Would you both tell me a bit
about the concept and the creation of the Office of Archeology and Historic
Preservation? How that came about?
Well, that came out of the committee that [was
made up of] J. O. Brew and Ronnie Lee, and there was Ernest Connally. It came
out of that group that those matters should be put together, together with the
matching grants that we were going to administer. We should reconstitute the
National Register to make it a more authentic official document than it had been
under the 1935 Historic Sites Act. I don’t remember, but I think we still left
the National [Historic] Landmarks program there as an integral part of it. I
don’t think we moved them out, maybe we did, I don’t know. I don’t have any
recollection of that, do you?
W.E.– No, I don’t.
G.H.– You’d have to check that, whether we did
or not. I just think we kept the landmarks. But they suggested it had to be a
different organization structure to implement the powerful provisions that were
in that 1966 act.
Were you pleased with that
solution?
Oh, I was very pleased with the way it turned
out, yes. Weren’t you, Bill?
W.E.– Now what do you want me to say?
G.H.– Whatever you think.
W.E.– Well, when you talk about the Office of
History and Archeology, you’re getting to the Ernest Connally times. And Ernest
Connally came in, I think, with the thought that he was going to be up with
everybody else. But he still had to fight for his programs. And it came to the
fact that the Park Service was forced to look at its own [historic] structures
and to see whether they were of importance. Well, the park superintendents were
appalled. And George has a story about Udall who had some buildings he wanted
protected and the superintendent just … tore them down. The idea, for instance,
that along the South Rim of the Grand Canyon there are concessionaire buildings
that are now regarded as part of the fabric of this country, because they meet
the fifty-year [criteria for significance] and so forth [—that idea produced
conflict].
Well, when Bob Utley started to go out to get
the superintendents to save buildings of that nature, the superintendents said,
“Who the heck are you? Those backcountry buildings and ranger structures and so
forth are our buildings. And if I want to tear them down, I’m going to tear them
down.” Ted Swem and I were up in Alaska. And there was a battle going on in
there as one of the structures in, what do they call it now in Alaska?
G.H.– Denali.
W.E.– Denali, right. Well, a guy had gone up
there and was one of the earliest people to bring back word of what a place it
was. So his cabin was still there, and Ted and I were boating on the river that
ran through. The remains of that original cabin were off to the side. And Ted
said to the superintendent, “Goddamn it. And now you let it fall down, but
you’re going to save it.” He said, “Well, why would you want to save it? I took
a picture of it for gosh sake. It’s just an old cabin. It’s ours.” The point is
it doesn’t [matter if they are] “our” buildings we are talking about if they’re
fifty years old or whatever and so forth.

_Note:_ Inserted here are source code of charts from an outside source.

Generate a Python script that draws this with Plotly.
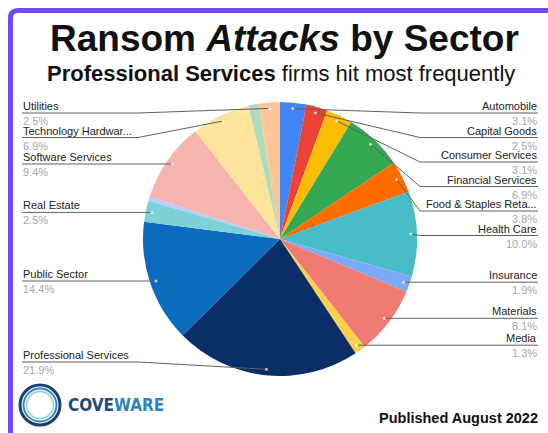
import math
import plotly.graph_objects as go

# ---- data ----
categories = ["Automobile", "Capital Goods", "Consumer Services", "Financial Services",
              "Food & Staples Retailing", "Health Care", "Insurance", "Materials", "Media",
              "Professional Services", "Public Sector", "Real Estate", "Retailing",
              "Software Services", "Technology Hardware", "Telecommunication Services", "Utilities"]
display_labels = ["Automobile", "Capital Goods", "Consumer Services", "Financial Services",
                  "Food & Staples Reta...", "Health Care", "Insurance", "Materials", "Media",
                  "Professional Services", "Public Sector", "Real Estate", "",
                  "Software Services", "Technology Hardwar...", "", "Utilities"]
shares = [3.1, 2.5, 3.1, 6.9, 3.8, 10.0, 1.9, 8.1, 1.3, 21.9, 14.4, 2.5, 0.5, 9.4, 6.9, 1.2, 2.5]
colors = ["#4285F4", "#EA4335", "#FBBC04", "#34A853", "#FF6D01", "#46BDC6", "#7BAAF7",
          "#F07B72", "#FCD04F", "#0A2F66", "#0C6BBE", "#7ED1D7", "#B3CEFB", "#F7B4AE",
          "#FDE49B", "#AEDCBA", "#FFC599"]

W, H = 548, 433
CX, CY, R = 280, 239, 137
ANCHOR_R = 131

fig = go.Figure()
fig.add_trace(go.Pie(
    labels=categories, values=shares, sort=False, direction="clockwise", rotation=0,
    marker=dict(colors=colors, line=dict(width=0)), textinfo="none", hoverinfo="label+percent",
    showlegend=False,
    domain=dict(x=[(CX - R) / W, (CX + R) / W], y=[(H - CY - R) / H, (H - CY + R) / H]),
))

# ---- leader lines & labels computed from the data ----
total = sum(shares)
cum = 0
items = []
for cat, lab, v in zip(categories, display_labels, shares):
    mid = (cum + v / 2) / total * 2 * math.pi
    cum += v
    if not lab:
        continue
    ax = CX + ANCHOR_R * math.sin(mid)
    ay = CY - ANCHOR_R * math.cos(mid)
    items.append(dict(lab=lab, v=v, ax=ax, ay=ay, right=math.sin(mid) >= 0))

TOP, BOTTOM, GAP = 113, 362, 24.5


def place(group):
    group.sort(key=lambda d: d["ay"])
    prev = None
    for d in group:
        y = max(d["ay"], TOP)
        if prev is not None:
            y = max(y, prev + GAP)
        d["ly"] = y
        prev = y
    nxt = None
    for d in reversed(group):
        y = min(d["ly"], BOTTOM)
        if nxt is not None:
            y = min(y, nxt - GAP)
        d["ly"] = y
        nxt = y


right = [d for d in items if d["right"]]
left = [d for d in items if not d["right"]]
place(right)
place(left)

shapes = []
annotations = []
LINE_COL = "#5f5f5f"
FONT = "Liberation Sans, Arial"
for d in right + left:
    if d["right"]:
        ex, edge, anchor = 420, 538, "right"
    else:
        ex, edge, anchor = 138, 22, "left"
    shapes.append(dict(type="path", xref="x", yref="y", layer="above",
                       path=f"M {d['ax']:.1f},{d['ay']:.1f} L {ex},{d['ly']:.1f} L {edge},{d['ly']:.1f}",
                       line=dict(color=LINE_COL, width=1)))
    shapes.append(dict(type="circle", xref="x", yref="y", layer="above",
                       x0=d["ax"] - 1.5, x1=d["ax"] + 1.5, y0=d["ay"] - 1.5, y1=d["ay"] + 1.5,
                       fillcolor="rgba(255,255,255,0.7)", line=dict(width=0)))
    annotations.append(dict(x=edge, y=d["ly"], xref="x", yref="y", text=d["lab"],
                            showarrow=False, xanchor=anchor, yanchor="bottom",
                            font=dict(size=11, color="#222222", family=FONT), borderpad=0))
    annotations.append(dict(x=edge, y=d["ly"] + 1, xref="x", yref="y", text=f"{d['v']:.1f}%",
                            showarrow=False, xanchor=anchor, yanchor="top",
                            font=dict(size=11, color="#a8a8a8", family=FONT), borderpad=0))

# ---- frame ----
shapes.append(dict(type="path", xref="x", yref="y", layer="above",
                   path="M 10.5,433 L 10.5,18 Q 10.5,10.5 18,10.5 L 548,10.5",
                   line=dict(color="#6E4AF3", width=5)))

# ---- logo ----
LX, LY = 40, 405
for rr, col, w in [(20, "#1C3F6E", 3), (16.5, "#2F86BD", 2), (13.5, "#8CC8E0", 1.5)]:
    shapes.append(dict(type="circle", xref="x", yref="y", layer="above",
                       x0=LX - rr, x1=LX + rr, y0=LY - rr, y1=LY + rr,
                       line=dict(color=col, width=w)))
annotations.append(dict(x=66, y=405, xref="x", yref="y", xanchor="left", yanchor="middle",
                        showarrow=False,
                        text="<b><span style='color:#1F4A7C'>COVE</span><span style='color:#2C83C3'>WARE</span></b>",
                        font=dict(size=17, family="DejaVu Sans Condensed, Liberation Sans Narrow, Arial")))
annotations.append(dict(x=540, y=418, xref="x", yref="y", xanchor="right", yanchor="middle",
                        showarrow=False, text="<b>Published August 2022</b>",
                        font=dict(size=14.5, color="#111111", family=FONT)))

# ---- titles ----
annotations.append(dict(x=284, y=38, xref="x", yref="y", xanchor="center", yanchor="middle",
                        showarrow=False, text="<b>Ransom <i>Attacks</i> by Sector</b>",
                        font=dict(size=37, color="#111111", family=FONT)))
annotations.append(dict(x=281, y=73, xref="x", yref="y", xanchor="center", yanchor="middle",
                        showarrow=False,
                        text="<b>Professional Services</b> firms hit most frequently",
                        font=dict(size=22, color="#111111", family=FONT)))

fig.update_layout(
    width=W, height=H, margin=dict(l=0, r=0, t=0, b=0),
    paper_bgcolor="white", plot_bgcolor="rgba(0,0,0,0)",
    xaxis=dict(range=[0, W], visible=False, fixedrange=True, domain=[0, 1]),
    yaxis=dict(range=[H, 0], visible=False, fixedrange=True, domain=[0, 1]),
    shapes=shapes, annotations=annotations, showlegend=False,
)
fig.write_html("out.html", config={"displayModeBar": False},
               post_script="document.body.style.margin='0';document.body.style.overflow='hidden';")
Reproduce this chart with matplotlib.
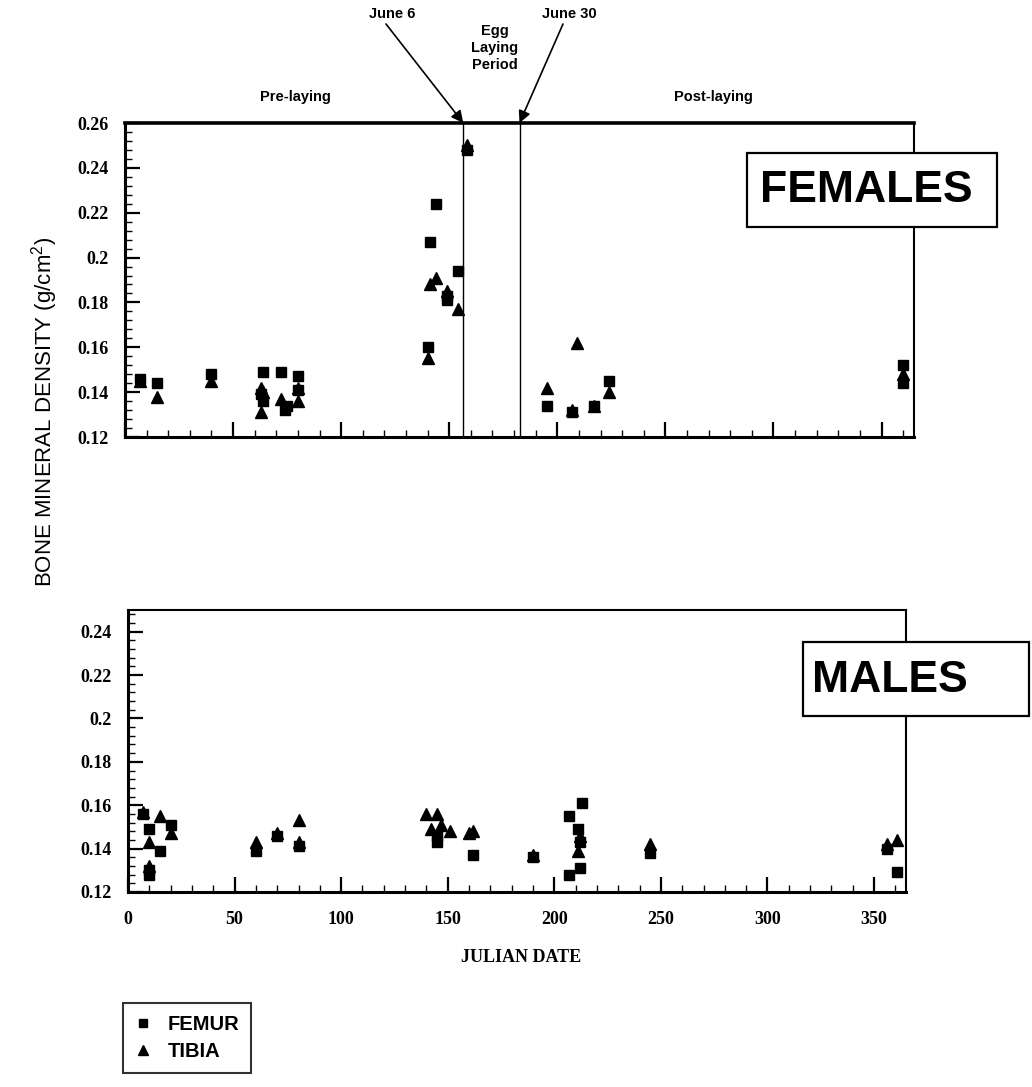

So it took a long time. In fact, I guess it had
to take a new generation to come along to really elevate the Park Service
concern for history within the parks, and the same way with outside. If they
[the old park structures] meet the standards, we’ve got to protect them. But the
superintendents and Bob Utley got into the issue of backcountry cabins where
superintendents really started to fight, because Bob said, “These cabins meet
the criteria.” And the superintendent said, “Don’t tell me what to do with my
cabins.”
So you are talking about not
only an educational process, but changing a mind-set.
W.E.– It’s a matter of all of those people had
to pass on and we needed a new set, I think. And Bob’s irritation with [the old
attitude], I think, was why he left the Park Service for another job. It seemed
at the time unbelievable that Bob would leave.